▶ WHAT YOU WILL DO
Copy out all the lines where "this" shows up.

[Data records]
+ + + + +

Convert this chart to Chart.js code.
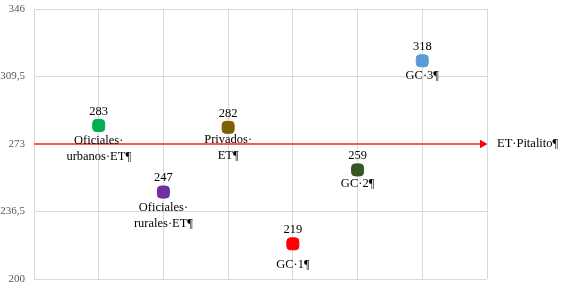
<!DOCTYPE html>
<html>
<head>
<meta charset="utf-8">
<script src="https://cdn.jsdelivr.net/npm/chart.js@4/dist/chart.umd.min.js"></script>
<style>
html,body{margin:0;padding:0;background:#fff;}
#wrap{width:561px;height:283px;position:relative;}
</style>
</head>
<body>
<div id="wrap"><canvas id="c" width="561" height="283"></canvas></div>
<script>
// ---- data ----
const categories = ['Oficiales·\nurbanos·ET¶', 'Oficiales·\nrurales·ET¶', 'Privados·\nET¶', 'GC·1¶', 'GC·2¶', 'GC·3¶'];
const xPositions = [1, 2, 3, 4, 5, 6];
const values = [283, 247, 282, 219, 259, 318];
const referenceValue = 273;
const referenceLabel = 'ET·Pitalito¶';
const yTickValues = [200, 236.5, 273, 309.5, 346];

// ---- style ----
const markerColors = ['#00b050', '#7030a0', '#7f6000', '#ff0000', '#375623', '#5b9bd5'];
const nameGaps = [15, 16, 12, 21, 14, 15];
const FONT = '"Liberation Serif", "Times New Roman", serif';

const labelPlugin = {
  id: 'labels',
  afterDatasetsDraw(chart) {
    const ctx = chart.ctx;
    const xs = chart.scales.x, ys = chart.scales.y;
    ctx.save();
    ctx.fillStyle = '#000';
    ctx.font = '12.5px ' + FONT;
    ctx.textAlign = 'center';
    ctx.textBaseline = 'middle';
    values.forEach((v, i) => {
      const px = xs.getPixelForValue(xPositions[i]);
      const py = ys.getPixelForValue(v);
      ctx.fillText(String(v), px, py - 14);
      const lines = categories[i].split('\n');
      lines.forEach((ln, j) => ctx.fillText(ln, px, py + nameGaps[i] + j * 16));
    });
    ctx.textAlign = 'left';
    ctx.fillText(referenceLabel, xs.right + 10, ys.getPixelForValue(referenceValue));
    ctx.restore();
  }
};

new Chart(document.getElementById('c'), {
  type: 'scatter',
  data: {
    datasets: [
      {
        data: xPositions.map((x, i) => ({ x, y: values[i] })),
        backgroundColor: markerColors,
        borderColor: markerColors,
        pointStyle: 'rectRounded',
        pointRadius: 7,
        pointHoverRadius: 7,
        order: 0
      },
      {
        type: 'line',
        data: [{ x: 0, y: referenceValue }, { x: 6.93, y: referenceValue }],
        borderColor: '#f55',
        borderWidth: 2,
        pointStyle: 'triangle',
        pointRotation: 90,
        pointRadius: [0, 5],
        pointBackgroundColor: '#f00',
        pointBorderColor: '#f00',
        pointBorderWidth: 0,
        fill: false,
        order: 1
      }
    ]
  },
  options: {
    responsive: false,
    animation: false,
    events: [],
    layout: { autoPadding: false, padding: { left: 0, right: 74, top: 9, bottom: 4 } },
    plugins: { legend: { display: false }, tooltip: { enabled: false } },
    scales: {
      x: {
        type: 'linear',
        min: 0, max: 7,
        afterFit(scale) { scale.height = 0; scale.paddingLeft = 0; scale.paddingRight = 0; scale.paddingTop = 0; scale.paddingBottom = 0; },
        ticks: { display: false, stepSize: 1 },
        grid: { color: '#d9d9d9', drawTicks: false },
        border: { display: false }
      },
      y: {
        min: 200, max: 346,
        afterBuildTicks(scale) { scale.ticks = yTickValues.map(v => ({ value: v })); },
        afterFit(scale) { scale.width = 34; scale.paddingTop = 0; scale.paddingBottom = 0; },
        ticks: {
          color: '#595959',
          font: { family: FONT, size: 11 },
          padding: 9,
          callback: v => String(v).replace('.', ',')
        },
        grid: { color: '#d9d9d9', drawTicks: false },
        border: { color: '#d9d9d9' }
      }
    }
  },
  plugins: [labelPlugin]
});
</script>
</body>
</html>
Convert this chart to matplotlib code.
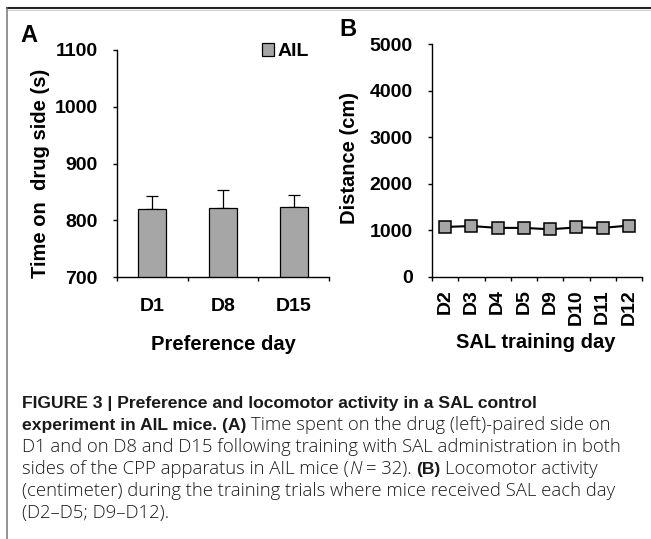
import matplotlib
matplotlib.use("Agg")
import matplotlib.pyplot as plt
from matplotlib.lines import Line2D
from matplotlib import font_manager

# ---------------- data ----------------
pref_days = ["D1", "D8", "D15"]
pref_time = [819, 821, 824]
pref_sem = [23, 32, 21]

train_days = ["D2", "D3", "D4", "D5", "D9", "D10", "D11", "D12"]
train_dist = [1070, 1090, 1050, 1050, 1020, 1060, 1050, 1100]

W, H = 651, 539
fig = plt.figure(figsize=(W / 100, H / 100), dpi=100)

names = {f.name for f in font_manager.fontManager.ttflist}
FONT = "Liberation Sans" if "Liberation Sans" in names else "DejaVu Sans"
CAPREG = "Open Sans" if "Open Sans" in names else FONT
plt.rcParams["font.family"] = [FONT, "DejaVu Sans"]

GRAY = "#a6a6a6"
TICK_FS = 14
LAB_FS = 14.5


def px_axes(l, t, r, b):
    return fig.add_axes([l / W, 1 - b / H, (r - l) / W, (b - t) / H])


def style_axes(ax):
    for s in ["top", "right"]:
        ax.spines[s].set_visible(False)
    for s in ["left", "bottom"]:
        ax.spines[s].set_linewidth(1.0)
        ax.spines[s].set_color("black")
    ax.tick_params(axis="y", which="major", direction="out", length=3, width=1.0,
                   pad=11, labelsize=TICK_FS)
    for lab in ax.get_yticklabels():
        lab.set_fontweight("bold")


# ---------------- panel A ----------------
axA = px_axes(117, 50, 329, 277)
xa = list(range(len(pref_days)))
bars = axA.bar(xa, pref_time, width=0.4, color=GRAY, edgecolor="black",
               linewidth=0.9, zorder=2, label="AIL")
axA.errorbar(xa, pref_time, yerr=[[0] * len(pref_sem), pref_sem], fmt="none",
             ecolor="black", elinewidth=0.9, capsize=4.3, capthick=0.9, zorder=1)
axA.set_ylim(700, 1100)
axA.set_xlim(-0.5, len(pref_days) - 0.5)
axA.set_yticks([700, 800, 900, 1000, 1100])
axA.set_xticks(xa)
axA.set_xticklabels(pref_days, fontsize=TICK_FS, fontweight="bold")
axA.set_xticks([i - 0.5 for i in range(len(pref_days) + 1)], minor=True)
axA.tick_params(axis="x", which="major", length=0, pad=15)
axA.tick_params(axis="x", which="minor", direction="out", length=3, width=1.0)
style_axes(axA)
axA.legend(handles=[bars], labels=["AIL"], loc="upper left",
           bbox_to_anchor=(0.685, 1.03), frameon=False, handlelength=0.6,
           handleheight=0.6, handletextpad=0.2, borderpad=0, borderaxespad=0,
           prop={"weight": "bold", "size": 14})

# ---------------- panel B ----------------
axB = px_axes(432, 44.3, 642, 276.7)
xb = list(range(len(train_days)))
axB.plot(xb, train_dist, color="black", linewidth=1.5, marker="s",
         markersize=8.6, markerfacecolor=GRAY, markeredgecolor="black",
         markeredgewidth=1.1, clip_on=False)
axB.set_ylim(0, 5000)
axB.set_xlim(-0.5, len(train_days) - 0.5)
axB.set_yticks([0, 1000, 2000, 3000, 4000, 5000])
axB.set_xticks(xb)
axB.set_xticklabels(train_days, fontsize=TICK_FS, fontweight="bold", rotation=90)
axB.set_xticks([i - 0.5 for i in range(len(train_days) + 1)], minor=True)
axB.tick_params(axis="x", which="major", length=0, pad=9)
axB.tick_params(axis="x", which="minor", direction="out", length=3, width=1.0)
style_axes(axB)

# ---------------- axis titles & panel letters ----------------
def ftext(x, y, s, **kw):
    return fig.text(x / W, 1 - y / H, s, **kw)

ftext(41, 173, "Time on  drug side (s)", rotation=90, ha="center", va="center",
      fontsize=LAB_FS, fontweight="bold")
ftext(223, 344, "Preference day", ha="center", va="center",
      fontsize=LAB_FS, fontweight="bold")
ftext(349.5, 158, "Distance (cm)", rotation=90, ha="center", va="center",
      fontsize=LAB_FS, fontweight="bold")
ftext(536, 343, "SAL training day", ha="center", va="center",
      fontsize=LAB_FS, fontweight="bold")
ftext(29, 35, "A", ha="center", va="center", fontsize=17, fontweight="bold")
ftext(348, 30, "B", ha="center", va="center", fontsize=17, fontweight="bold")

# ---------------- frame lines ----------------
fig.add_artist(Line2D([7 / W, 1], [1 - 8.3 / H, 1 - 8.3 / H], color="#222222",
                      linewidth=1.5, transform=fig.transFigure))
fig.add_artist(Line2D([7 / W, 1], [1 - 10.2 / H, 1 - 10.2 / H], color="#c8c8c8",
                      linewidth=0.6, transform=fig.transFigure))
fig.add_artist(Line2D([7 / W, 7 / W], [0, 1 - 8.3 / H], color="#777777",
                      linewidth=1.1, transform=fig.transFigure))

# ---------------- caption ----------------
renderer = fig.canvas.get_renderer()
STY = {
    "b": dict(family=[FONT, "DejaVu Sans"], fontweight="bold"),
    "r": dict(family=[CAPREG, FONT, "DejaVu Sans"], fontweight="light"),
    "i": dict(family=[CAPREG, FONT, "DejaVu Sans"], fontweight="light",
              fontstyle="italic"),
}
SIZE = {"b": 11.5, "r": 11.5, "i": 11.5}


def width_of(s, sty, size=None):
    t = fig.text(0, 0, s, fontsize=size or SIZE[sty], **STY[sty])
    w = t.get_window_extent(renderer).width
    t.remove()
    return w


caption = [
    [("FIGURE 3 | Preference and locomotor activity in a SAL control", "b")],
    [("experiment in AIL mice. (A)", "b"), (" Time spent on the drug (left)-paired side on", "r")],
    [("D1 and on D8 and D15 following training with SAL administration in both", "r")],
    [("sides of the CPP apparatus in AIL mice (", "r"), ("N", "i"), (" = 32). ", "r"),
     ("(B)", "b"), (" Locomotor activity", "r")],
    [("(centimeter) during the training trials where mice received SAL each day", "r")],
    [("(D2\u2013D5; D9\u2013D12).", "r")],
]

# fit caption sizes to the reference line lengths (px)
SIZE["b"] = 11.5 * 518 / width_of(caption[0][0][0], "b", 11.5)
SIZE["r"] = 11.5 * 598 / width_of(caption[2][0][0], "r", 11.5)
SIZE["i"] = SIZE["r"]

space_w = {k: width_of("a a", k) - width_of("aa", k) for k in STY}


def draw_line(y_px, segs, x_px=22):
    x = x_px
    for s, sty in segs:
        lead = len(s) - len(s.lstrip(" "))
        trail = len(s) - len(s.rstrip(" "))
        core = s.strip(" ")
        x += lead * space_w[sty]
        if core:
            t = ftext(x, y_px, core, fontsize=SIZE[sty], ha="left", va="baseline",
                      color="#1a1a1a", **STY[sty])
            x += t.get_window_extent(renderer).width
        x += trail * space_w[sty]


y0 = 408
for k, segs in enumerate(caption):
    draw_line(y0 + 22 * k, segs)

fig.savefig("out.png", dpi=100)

+ + + + +

▶ RESPONSE TO THE TASK
Convert this chart to Chart.js code.
Convert this chart to matplotlib code.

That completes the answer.